Traci Brown: Oh, I love it.
Scott Rouse: Such a great job.
Traci Brown: Yea. I worked with a cartoonist on my book as well, and I send him some samples in. I loved to get the pictures back. Like, oooh, look, it’s perfect.
Scott Rouse: Yea. Yea.
Traci Brown: Wow, very cool. Alright. We don’t have a lot of time. I know you’ve got to go do some top secret stuff right now. If you had one tip that you could leave people with on how to read people or detect a lie, I’ll let you take it where you want to go, but like one final tip. What have you got?
Scott Rouse: This is my soapbox.
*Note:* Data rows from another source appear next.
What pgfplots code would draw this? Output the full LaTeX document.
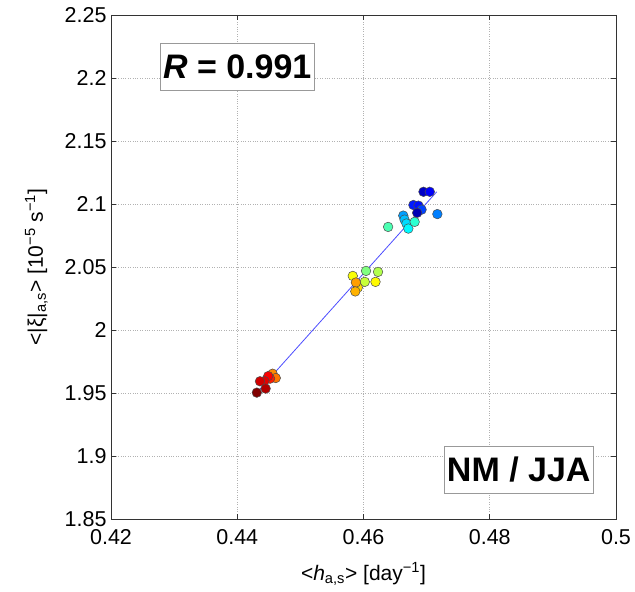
\documentclass[border=0pt]{standalone}
\usepackage{fontspec}
\setmainfont{Liberation Sans}
\usepackage{pgfplots}
\usepackage{pgfplotstable}
\pgfplotsset{compat=1.18}

\pgfplotstableread{
x y c
0.4695 2.1097 0.07
0.4705 2.1097 0.12
0.4679 2.0992 0.15
0.4687 2.0987 0.14
0.4692 2.0955 0.19
0.4685 2.0930 0.05
0.4717 2.0920 0.25
0.4663 2.0908 0.28
0.4665 2.0876 0.31
0.4668 2.0845 0.34
0.4671 2.0805 0.37
0.4681 2.0858 0.42
0.4639 2.0818 0.45
0.4604 2.0469 0.50
0.4623 2.0461 0.55
0.4602 2.0382 0.57
0.4583 2.0429 0.62
0.4619 2.0382 0.63
0.4591 2.0337 0.66
0.4588 2.0377 0.72
0.4587 2.0306 0.70
0.4456 1.9653 0.74
0.4461 1.9619 0.76
0.4452 1.9614 0.85
0.4449 1.9634 0.88
0.4443 1.9595 0.90
0.4436 1.9593 0.92
0.4445 1.9535 0.95
0.4431 1.9503 1.00
}\pts

\pgfplotstableread{
x y
0.4431 1.9503
0.4716 2.1097
}\fitline

\definecolor{fitblue}{rgb}{0.3,0.3,1}

\begin{document}
\begin{tikzpicture}
\begin{axis}[
  scale only axis,
  width=505pt, height=504pt,
  xmin=0.42, xmax=0.5, ymin=1.85, ymax=2.25,
  xtick={0.42,0.44,0.46,0.48,0.5},
  ytick={1.85,1.9,1.95,2,2.05,2.1,2.15,2.2,2.25},
  /pgf/number format/assume math mode=true,
  /pgf/number format/fixed,
  /pgf/number format/precision=2,
  tick label style={font=\fontsize{21.5}{23}\selectfont},
  label style={font=\fontsize{21}{23}\selectfont},
  tick align=inside,
  major tick length=5pt,
  tick style={black!80, line width=0.6pt},
  axis line style={black!80, line width=0.8pt},
  grid=major,
  major grid style={gray!60, dotted, line width=0.8pt},
  yticklabel style={xshift=-1pt},
  xticklabel style={yshift=-7pt},
  xlabel={\textless\textit{h}\textsubscript{a,s}\textgreater{} [day\textsuperscript{−1}]},
  ylabel={\textless|ξ|\textsubscript{a,s}\textgreater{} [10\textsuperscript{−5} s\textsuperscript{−1}]},
  xlabel style={yshift=-11pt},
  ylabel style={yshift=10pt},
  colormap/jet,
  point meta=explicit,
  point meta min=0, point meta max=1,
  clip=false,
]
\addplot[fitblue, line width=0.8pt, point meta=0] table[x=x,y=y] {\fitline};
\addplot[scatter, only marks, mark=*, mark size=4.8pt,
  scatter/use mapped color={draw=black!70, fill=mapped color},
  mark options={line width=0.5pt}]
  table[x=x,y=y,meta=c] {\pts};
\node[draw=gray!80, fill=white, line width=0.8pt, inner xsep=3pt, minimum height=47pt, font=\fontsize{34}{36}\selectfont\bfseries]
  at (axis cs:0.44,2.209) {\textit{R} = 0.991};
\node[draw=gray!80, fill=white, line width=0.8pt, inner xsep=3pt, minimum height=47pt, font=\fontsize{34}{36}\selectfont\bfseries]
  at (axis cs:0.4846,1.889) {NM / JJA};
\end{axis}
\pgfresetboundingbox
\path ([shift={(-111pt,-72pt)}]current axis.south west) rectangle ([shift={(19pt,15pt)}]current axis.north east);
\end{tikzpicture}
\end{document}
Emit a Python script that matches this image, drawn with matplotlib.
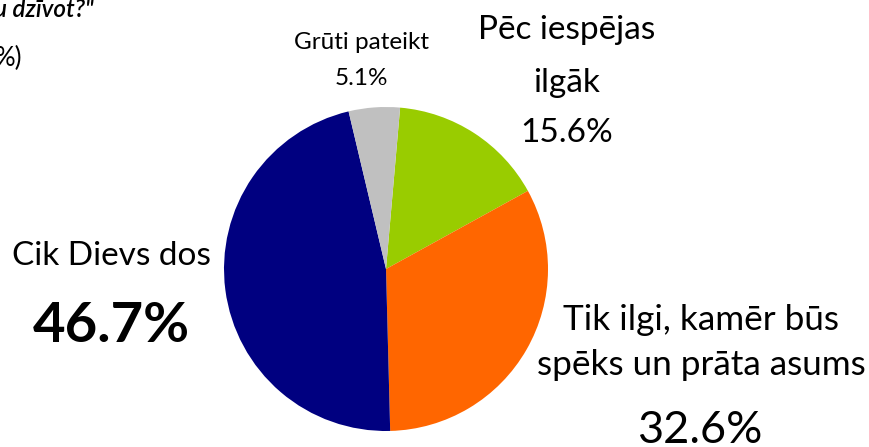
import matplotlib.pyplot as plt

labels = ['Pēc iespējas\nilgāk', 'Tik ilgi, kamēr būs\nspēks un prāta asums', 'Cik Dievs dos', 'Grūti pateikt']
values = [15.6, 32.6, 46.7, 5.1]
colors = ['#99CC00', '#FF6600', '#000080', '#C0C0C0']

plt.rcParams['font.family'] = ['Lato', 'DejaVu Sans']

W, H = 869, 447
fig = plt.figure(figsize=(W / 100, H / 100), dpi=100)

def fx(x):
    return x / W

def fy(y):
    return 1 - y / H

# pie
cx, cy, r = 386, 269, 162
ax = fig.add_axes([fx(cx - r), fy(cy + r), 2 * r / W, 2 * r / H])
ax.pie(values, colors=colors, startangle=85, counterclock=False,
       wedgeprops=dict(linewidth=0))
ax.set_xlim(-1, 1)
ax.set_ylim(-1, 1)
ax.set_aspect('auto')
ax.axis('off')

# cut-off title
fig.text(fx(-6), fy(17), 'u dzīvot?"', fontsize=17.5, style='italic', fontweight='semibold',
         ha='left', va='baseline')
fig.text(fx(-5), fy(66), '%)', fontsize=18.5, ha='left', va='baseline')

# labels
fig.text(fx(567), fy(39), 'Pēc iespējas', fontsize=24, ha='center', va='baseline')
fig.text(fx(567), fy(92), 'ilgāk', fontsize=24, ha='center', va='baseline')
fig.text(fx(567), fy(142), f'{values[0]:.1f}%', fontsize=24, ha='center', va='baseline')

fig.text(fx(701), fy(330), 'Tik ilgi, kamēr būs', fontsize=25.3, ha='center', va='baseline')
fig.text(fx(701), fy(375), 'spēks un prāta asums', fontsize=25.3, ha='center', va='baseline')
fig.text(fx(700), fy(443), f'{values[1]:.1f}%', fontsize=32.5, ha='center', va='baseline')

fig.text(fx(111), fy(265), 'Cik Dievs dos', fontsize=24, ha='center', va='baseline')
fig.text(fx(111), fy(342), f'{values[2]:.1f}%', fontsize=40.5, fontweight='bold', ha='center', va='baseline')

fig.text(fx(361), fy(49), 'Grūti pateikt', fontsize=17.5, ha='center', va='baseline')
fig.text(fx(361), fy(85), f'{values[3]:.1f}%', fontsize=17.5, ha='center', va='baseline')

fig.savefig('out.png', dpi=100)
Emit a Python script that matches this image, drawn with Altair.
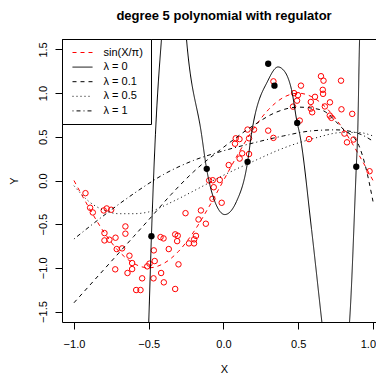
import altair as alt
import pandas as pd

FONT = "Liberation Sans"

# ---- observed noisy sample (red circles) ----
obs_x = [-0.923, -0.892, -0.874, -0.801, -0.781, -0.751, -0.796, -0.796, -0.763, -0.722,
         -0.656, -0.656, -0.714, -0.678, -0.724, -0.629, -0.611, -0.611, -0.642, -0.510,
         -0.495, -0.544, -0.584, -0.555, -0.468, -0.466, -0.460, -0.417, -0.399, -0.421,
         -0.401, -0.366, -0.323, -0.323, -0.306, -0.310, -0.301, -0.254, -0.231, -0.197,
         -0.196, -0.184, -0.167, -0.151, -0.118, -0.074, -0.012, -0.065, -0.096, -0.072,
         -0.025, 0.035, 0.108, 0.125, 0.171, 0.077, 0.082, 0.107, 0.171, 0.161,
         0.204, 0.299, 0.334, 0.334, 0.572, 0.809, 0.826, 0.870, 0.977, 0.652,
         0.669, 0.786, 0.518, 0.664, 0.666, 0.472, 0.498, 0.612, 0.584, 0.712,
         0.584, 0.593, 0.678, 0.711, 0.722, 0.789, 0.861, 0.510, 0.465, 0.492]
obs_y = [-0.145, -0.312, -0.366, -0.343, -0.320, -0.335, -0.602, -0.686, -0.678, -0.655,
         -0.526, -0.609, -0.785, -0.777, -1.017, -0.861, -0.945, -1.014, -1.059, -0.983,
         -0.952, -1.120, -1.254, -1.254, -1.120, -0.800, -0.922, -1.059, -1.166, -0.648,
         -0.663, -0.785, -1.242, -0.617, -0.632, -0.694, -0.960, -0.374, -0.720, -0.720,
         -0.674, -0.634, -0.446, -0.343, -0.495, -0.209, -0.255, -0.077, 0.000, 0.003,
         0.006, 0.177, 0.251, 0.311, 0.303, 0.421, 0.483, 0.474, 0.483, 0.583,
         0.583, 0.571, 0.488, 1.135, 0.474, 0.537, 0.437, 0.469, 0.106, 1.194,
         1.143, 1.143, 1.086, 1.038, 0.992, 1.000, 0.977, 0.958, 0.899, 0.895,
         0.823, 0.781, 0.848, 0.743, 0.717, 0.815, 0.763, 0.686, 0.846, 0.914]

# ---- training points (black dots) ----
train_x = [-0.482, -0.112, 0.161, 0.299, 0.341, 0.493, 0.888]
train_y = [-0.637, 0.134, 0.214, 1.337, 1.086, 0.659, 0.157]

# ---- curves ----
sin_x = [-1.0, -0.9, -0.8, -0.7, -0.6, -0.5, -0.4, -0.3, -0.2, -0.1, 0.0,
         0.1, 0.2, 0.3, 0.4, 0.5, 0.6, 0.7, 0.8, 0.9, 1.0]
sin_y = [0.0, -0.31, -0.59, -0.81, -0.95, -1.0, -0.95, -0.81, -0.59, -0.31, 0.0,
         0.31, 0.59, 0.81, 0.95, 1.0, 0.95, 0.81, 0.59, 0.31, 0.0]

lam0_x = [-0.51, -0.50, -0.482, -0.455, -0.415, -0.39, -0.33, -0.27, -0.247, -0.147,
          -0.114, -0.058, 0.009, 0.087, 0.161, 0.187, 0.299, 0.365, 0.388, 0.455,
          0.493, 0.51, 0.589, 0.658, 0.69, 0.75, 0.81, 0.843, 0.888, 0.898, 0.91, 0.92]
lam0_y = [-2.1, -1.625, -0.64, 0.53, 1.61, 2.1, 2.5, 2.1, 1.61, 0.53,
          0.145, -0.24, -0.39, -0.24, 0.21, 0.53, 1.15, 1.30, 1.285, 1.04,
          0.66, 0.53, -0.56, -1.62, -2.1, -2.6, -2.1, -1.62, 0.15, 0.57, 1.61, 2.1]

lam01_x = [-1.0, -0.8, -0.6, -0.5, -0.35, -0.2, 0.0, 0.2, 0.35, 0.5, 0.65, 0.8, 0.9, 0.95, 1.0]
lam01_y = [-1.40, -1.02, -0.64, -0.45, -0.16, 0.10, 0.38, 0.63, 0.78, 0.84, 0.81, 0.59, 0.42, 0.16, -0.24]

lam05_x = [-1.0, -0.9, -0.8, -0.7, -0.6, -0.5, -0.35, -0.2, 0.0, 0.2, 0.4, 0.6, 0.8, 0.9, 1.0]
lam05_y = [-0.06, -0.24, -0.34, -0.38, -0.38, -0.36, -0.25, -0.12, 0.06, 0.22, 0.37, 0.48, 0.55, 0.55, 0.51]

lam1_x = [-1.0, -0.8, -0.6, -0.4, -0.2, 0.0, 0.2, 0.4, 0.6, 0.75, 0.9, 1.0]
lam1_y = [-0.67, -0.40, -0.15, 0.07, 0.23, 0.34, 0.43, 0.51, 0.57, 0.58, 0.54, 0.45]

names = ["sin(X/π)", "λ = 0", "λ = 0.1", "λ = 0.5", "λ = 1"]
colors = ["#ff0000", "#000000", "#000000", "#000000", "#000000"]
dashes = [[4, 4], [1, 0], [4, 4], [1, 3], [1, 3, 4, 3]]

curves = [(sin_x, sin_y), (lam0_x, lam0_y), (lam01_x, lam01_y), (lam05_x, lam05_y), (lam1_x, lam1_y)]
rows = []
for name, (xs, ys) in zip(names, curves):
    for xv, yv in zip(xs, ys):
        rows.append({"x": xv, "y": yv, "series": name})
lines_df = pd.DataFrame(rows)
obs_df = pd.DataFrame({"x": obs_x, "y": obs_y})
train_df = pd.DataFrame({"x": train_x, "y": train_y})

W, H = 314, 283
xscale = alt.Scale(domain=[-1.08, 1.02], nice=False, zero=False)
yscale = alt.Scale(domain=[-1.62, 1.62], nice=False, zero=False)

xaxis = alt.Axis(values=[-1, -0.5, 0, 0.5, 1], format=".1f", labelPadding=9.5,
                 labelFlush=5, labelFlushOffset=2.5, labelOverlap=False,
                 title="X", titleX=162, titleY=47, titleAlign="center", titleBaseline="middle")
yaxis = alt.Axis(values=[-1.5, -1, -0.5, 0, 0.5, 1, 1.5], format=".1f",
                 labelAngle=270, labelAlign="center", labelBaseline="bottom", labelPadding=7,
                 labelFlush=False, labelOverlap=False,
                 title="Y", titleX=-48, titleY=141.5, titleAngle=270,
                 titleAlign="center", titleBaseline="middle")

leg = alt.Legend(title=None, orient="none", legendX=0, legendY=0, direction="vertical",
                 symbolType="M-0.6,0H3.4", symbolSize=100, symbolStrokeWidth=1,
                 labelFont=FONT, labelFontSize=11, labelColor="black", labelOffset=22.5,
                 padding=8, rowPadding=2.6, strokeColor="black", fillColor="white",
                 cornerRadius=0, labelLimit=0)

lines = alt.Chart(lines_df).mark_line(strokeWidth=1, clip=True, interpolate="monotone").encode(
    x=alt.X("x:Q", scale=xscale, axis=xaxis),
    y=alt.Y("y:Q", scale=yscale, axis=yaxis),
    color=alt.Color("series:N", scale=alt.Scale(domain=names, range=colors), legend=leg),
    strokeDash=alt.StrokeDash("series:N", scale=alt.Scale(domain=names, range=dashes), legend=leg),
    detail="series:N",
)

obs = alt.Chart(obs_df).mark_point(shape="circle", filled=False, size=30, color="#ff0000",
                                   strokeWidth=1, opacity=1).encode(
    x=alt.X("x:Q", scale=xscale), y=alt.Y("y:Q", scale=yscale))

train = alt.Chart(train_df).mark_circle(size=40, color="#000000", opacity=1).encode(
    x=alt.X("x:Q", scale=xscale), y=alt.Y("y:Q", scale=yscale))

# top edge of the plot box (right edge lies outside the window in the original)
top_edge = alt.Chart(train_df).mark_rule(color="black", strokeWidth=1).encode(
    x=alt.value(0), x2=alt.value(W), y=alt.value(0.5))

chart = alt.layer(obs, lines, train, top_edge).properties(
    width=W, height=H,
    autosize=alt.AutoSizeParams(type="none"),
    padding={"left": 54, "top": 31, "right": 0, "bottom": 52},
    title=alt.Title("degree 5 polynomial with regulator", fontSize=13, fontWeight="bold",
                    font=FONT, anchor="middle", frame="group", offset=6, dx=5,
                    baseline="alphabetic", color="black"),
).configure_view(stroke="transparent").configure_axis(
    grid=False, domain=True, domainColor="black", domainWidth=1,
    tickColor="black", tickSize=7, tickWidth=1,
    labelColor="black", labelFont=FONT, labelFontSize=11,
    titleFont=FONT, titleFontSize=11, titleFontWeight="normal", titleColor="black")

chart.save("out.html", embed_options={"renderer": "svg", "actions": False})
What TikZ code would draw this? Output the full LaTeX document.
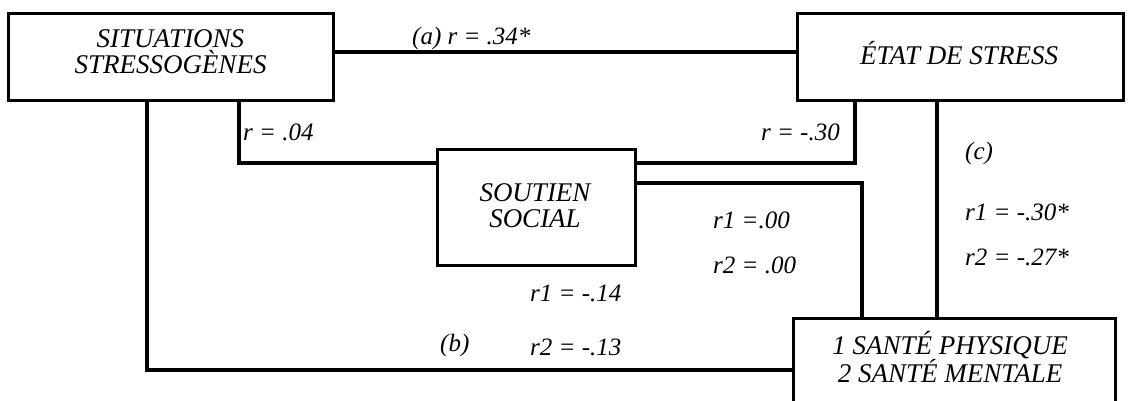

I did a whole TEDx talk on this. There are no absolutes.
Traci Brown: Exactly.
Scott Rouse: By that I mean, just because, and I can talk about noses because I have a huge nose, just because somebody scratches their nose, it doesn’t mean they’re lying. Just because someone’s arms are crossed, it doesn’t mean they’re not into what you had to say or they’re turned off. There is a thing called the 70/30/55 role of communication. What you’ll see, you’ll people open up with that, and it says, and it’s not true, it says communication is 70% the words we use . . .
Traci Brown: Oh yea. That’s a bunch of crap.
Scott Rouse: and 70% is tone of voice, and then 55% body language. People hear that and it just pervade for years and years and years and years, and it’s not true. My thing would be, understand that there are no absolutes. You have to take what you’re seeing, someone’s body language, and take into context what’s happening around them at the time you see that. That’s the key
Traci Brown: Um-hum.
Scott Rouse: It’s not just looking at the one thing, the one shoulder go up. So what. It depends on what else is going on in that situation. I can be here talking to you and it goes up like that. I’m just giving you information. I’m not asking a question. I’m saying, here, check that out. It doesn’t mean it. There are no absolutes. You have to take into consideration what’s going on around that person in real time before you can start making decisions about what you’re seeing.
Traci Brown: Oh, very good. Yea. That’s awesome advice. I love that.